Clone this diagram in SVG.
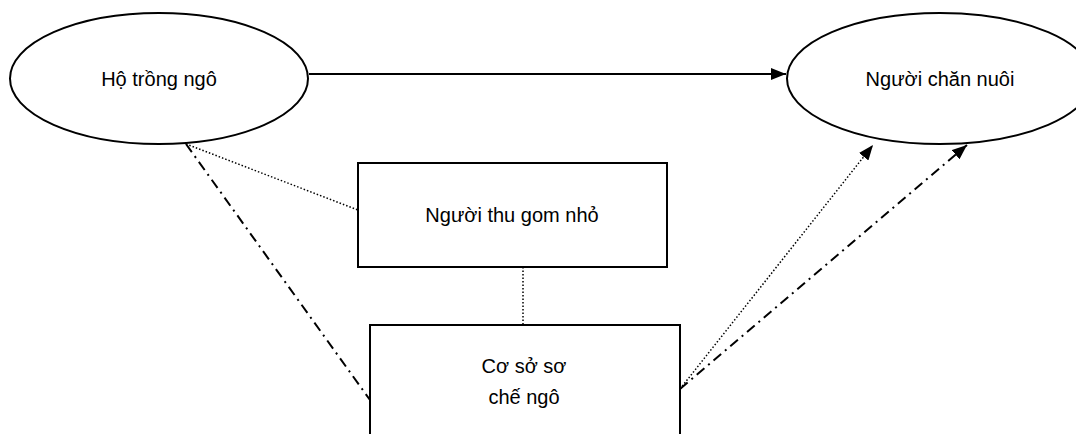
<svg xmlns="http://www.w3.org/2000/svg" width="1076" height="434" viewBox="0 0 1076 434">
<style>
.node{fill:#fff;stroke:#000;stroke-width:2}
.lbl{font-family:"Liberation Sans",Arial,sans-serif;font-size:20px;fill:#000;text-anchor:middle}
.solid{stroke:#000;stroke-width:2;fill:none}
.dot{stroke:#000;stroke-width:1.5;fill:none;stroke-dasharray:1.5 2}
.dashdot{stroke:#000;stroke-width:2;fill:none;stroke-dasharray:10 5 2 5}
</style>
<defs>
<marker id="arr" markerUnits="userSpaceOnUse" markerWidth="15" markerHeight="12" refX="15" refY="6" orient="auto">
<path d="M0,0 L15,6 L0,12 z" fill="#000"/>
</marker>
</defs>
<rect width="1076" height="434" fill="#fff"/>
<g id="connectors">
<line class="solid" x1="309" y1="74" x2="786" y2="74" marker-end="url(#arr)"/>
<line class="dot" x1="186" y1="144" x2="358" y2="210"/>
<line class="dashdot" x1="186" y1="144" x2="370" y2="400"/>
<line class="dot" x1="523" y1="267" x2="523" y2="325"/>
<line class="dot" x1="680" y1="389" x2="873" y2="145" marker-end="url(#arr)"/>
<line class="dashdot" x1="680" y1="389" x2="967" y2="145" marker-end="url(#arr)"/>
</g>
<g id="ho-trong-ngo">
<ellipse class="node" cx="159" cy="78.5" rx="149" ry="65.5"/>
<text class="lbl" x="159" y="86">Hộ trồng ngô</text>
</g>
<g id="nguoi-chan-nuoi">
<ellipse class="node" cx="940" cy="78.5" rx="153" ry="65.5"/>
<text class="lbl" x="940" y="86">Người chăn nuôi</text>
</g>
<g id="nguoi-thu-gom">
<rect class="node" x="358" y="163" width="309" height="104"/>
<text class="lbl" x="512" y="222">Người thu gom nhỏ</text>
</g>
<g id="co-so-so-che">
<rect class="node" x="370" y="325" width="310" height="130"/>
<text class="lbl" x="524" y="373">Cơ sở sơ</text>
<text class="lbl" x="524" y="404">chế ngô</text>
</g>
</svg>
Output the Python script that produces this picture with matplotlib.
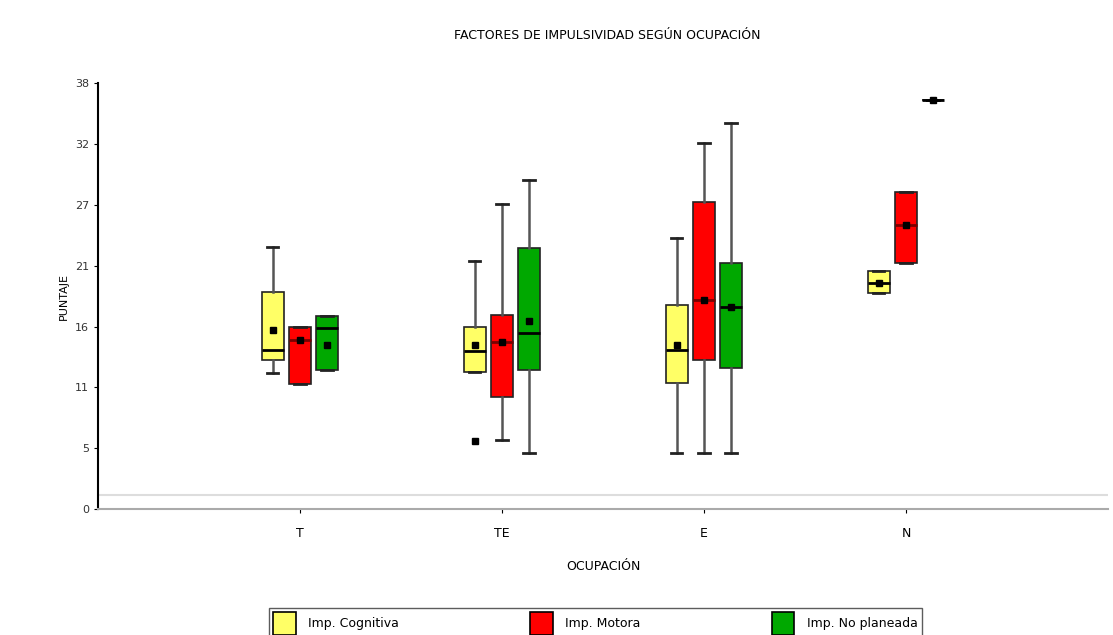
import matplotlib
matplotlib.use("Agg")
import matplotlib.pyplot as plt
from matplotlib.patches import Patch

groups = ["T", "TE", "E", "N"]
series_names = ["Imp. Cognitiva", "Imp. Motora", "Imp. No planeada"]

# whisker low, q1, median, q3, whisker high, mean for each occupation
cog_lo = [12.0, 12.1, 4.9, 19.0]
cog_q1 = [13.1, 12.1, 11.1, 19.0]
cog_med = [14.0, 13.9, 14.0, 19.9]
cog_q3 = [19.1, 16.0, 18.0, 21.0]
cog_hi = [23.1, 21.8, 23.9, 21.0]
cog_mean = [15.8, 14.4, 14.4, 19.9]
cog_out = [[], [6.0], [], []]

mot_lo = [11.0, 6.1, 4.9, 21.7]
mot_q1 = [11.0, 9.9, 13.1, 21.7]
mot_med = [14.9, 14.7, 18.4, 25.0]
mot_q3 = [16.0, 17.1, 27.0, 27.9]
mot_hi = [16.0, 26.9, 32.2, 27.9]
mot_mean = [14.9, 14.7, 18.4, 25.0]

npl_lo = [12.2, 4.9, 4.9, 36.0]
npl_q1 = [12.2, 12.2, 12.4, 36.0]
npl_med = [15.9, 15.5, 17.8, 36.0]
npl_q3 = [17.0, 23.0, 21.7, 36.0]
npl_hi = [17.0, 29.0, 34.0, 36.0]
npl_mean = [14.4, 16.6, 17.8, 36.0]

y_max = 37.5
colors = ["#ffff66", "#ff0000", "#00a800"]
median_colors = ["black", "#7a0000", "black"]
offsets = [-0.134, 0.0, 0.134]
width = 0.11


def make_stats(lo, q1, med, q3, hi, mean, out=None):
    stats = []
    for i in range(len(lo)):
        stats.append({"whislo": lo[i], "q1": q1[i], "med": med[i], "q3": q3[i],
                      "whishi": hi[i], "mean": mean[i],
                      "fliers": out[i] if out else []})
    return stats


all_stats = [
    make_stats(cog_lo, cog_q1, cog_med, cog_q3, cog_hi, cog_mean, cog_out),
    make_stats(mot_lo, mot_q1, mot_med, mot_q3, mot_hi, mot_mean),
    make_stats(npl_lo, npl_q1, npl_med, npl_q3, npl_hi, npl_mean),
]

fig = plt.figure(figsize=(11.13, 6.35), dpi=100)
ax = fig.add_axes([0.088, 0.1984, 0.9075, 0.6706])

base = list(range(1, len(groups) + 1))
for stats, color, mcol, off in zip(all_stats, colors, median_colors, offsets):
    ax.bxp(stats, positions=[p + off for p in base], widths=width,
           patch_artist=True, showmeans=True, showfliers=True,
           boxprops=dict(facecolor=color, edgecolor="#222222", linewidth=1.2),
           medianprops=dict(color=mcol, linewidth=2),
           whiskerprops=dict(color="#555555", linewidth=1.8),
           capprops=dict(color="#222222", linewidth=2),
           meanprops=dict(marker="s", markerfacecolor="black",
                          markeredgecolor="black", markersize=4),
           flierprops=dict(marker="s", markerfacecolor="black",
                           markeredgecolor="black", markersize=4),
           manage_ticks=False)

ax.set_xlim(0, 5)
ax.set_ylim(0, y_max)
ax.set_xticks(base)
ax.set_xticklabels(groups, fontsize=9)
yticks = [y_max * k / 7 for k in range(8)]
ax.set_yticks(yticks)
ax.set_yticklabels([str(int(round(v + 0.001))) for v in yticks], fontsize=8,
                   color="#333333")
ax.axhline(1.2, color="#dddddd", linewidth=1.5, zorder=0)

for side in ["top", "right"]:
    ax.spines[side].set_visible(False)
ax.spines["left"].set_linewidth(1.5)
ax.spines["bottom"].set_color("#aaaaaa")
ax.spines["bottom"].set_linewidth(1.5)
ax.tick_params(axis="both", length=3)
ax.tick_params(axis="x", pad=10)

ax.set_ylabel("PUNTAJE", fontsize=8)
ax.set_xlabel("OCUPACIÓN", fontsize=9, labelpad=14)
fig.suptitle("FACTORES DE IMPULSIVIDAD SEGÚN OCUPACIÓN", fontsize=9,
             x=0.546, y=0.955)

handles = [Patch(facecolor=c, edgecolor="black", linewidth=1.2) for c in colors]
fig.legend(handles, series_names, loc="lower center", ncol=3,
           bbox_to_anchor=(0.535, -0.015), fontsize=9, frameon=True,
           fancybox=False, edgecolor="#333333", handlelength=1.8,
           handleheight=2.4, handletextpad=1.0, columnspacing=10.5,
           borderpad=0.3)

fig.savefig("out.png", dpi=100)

Brief | Show all lines from the listing above in which "matplotlib" appears.

Answer below |
Output the Python script that produces this picture with matplotlib.
import matplotlib
matplotlib.use("Agg")
import matplotlib.pyplot as plt
from matplotlib.patches import Patch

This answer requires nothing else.